Karur Vysya Bank

Karur Vysya Bank Q3 concall highlights -

Current branch count at 780. Mostly concentrated in TN, Karnataka, AP, Telangana, Kerala, Maharashtra, Gujarat and WB

Key Data-
Advances -64,500cr,up 16 pc yoy
Deposits -76,175,up 14 pc yoy
CASA-up 7pc at 25800 cr ( needs improvement )

CASA ratio at 33 pc
NII -889 cr, up 30 pc yoy
NP -289 cr, up 56 pc yoy
RoA -1.32 vs 0.93 pc
RoE -14.04 pc
NIM -4.32 pc
GNPA -2.66, down 431 bps yoy (massive improvement)
NNPA -0.89 pc, down 166 bps yoy (massive improvement)
PCR -90.87 pc, up 1206 bps yoy (massive improvement)

PPOP -689 cr, up 72pc
Cost of Deposits-4.26 pc
Cost of Funds - 4.29 pc
Yield on advances - 9.04
Yield on funds - 7.92
NIMs- 4.32 pc
Spread - 3.63 pc
Cost/Income - 42.9 pc vs 54.47 (massive improvement)

Breakup of advances-

Commercial (< 25 cr) - 32 pc
Retail - 23 pc
Agri - 23 pc
Corporate - 22 pc

Expect to maintain NIM > 4 pc, RoA at 1.35 pc by Q4 end

Front loaded the provisions book as a matter of prudence, Tax planning and to improve PCR

Credit cost for 9M period at 1.02pc. Likely to be lower next year due front loading of provisions

Gross slippages in Q3 at 162 cr (very healthy) SMA 30+ book at less than 1 pc 86 pc of loan book linked to MCLR, EBLR CRAR at 17.86 ( 9M profits not included ), Liquidity coverage at 200 pc Rating profile of corporate loan book - 30 pc below BB. LY it was 45 pc

Current unsecured book at aprox 500 cr. Hence, bank now tied up with a few TN based micro finance institutions to enter this space. TN is a stable MF mkt. Bank intends to go slow here and build the book gradually

Likely to grow advances by 15 pc plus for Q4. For next yr, will provide guidance in Mar 23

This Qtr’s recovery from written off accounts at 85 cr

Aim to maintain cost/income ratio at 45-47 going fwd. Aim to open 25 new branches next yr ( a modest tgt )

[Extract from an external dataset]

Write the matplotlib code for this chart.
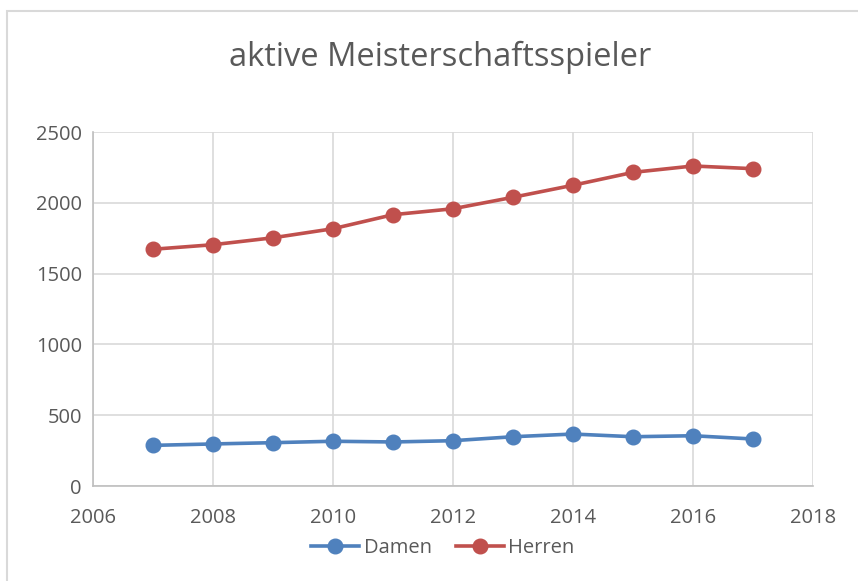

Also hiring a dedicated sales team to mobilise liabilities so that they can keep pace with asset growth. This is a completely new initiative. The team shall also cross sell retail products

Net slippages for last 6 Qtrs have been negative

That’s how asset quality has shown massive improvement

Net slippages likely to remain negative for next 2-3 Qtrs as well !!!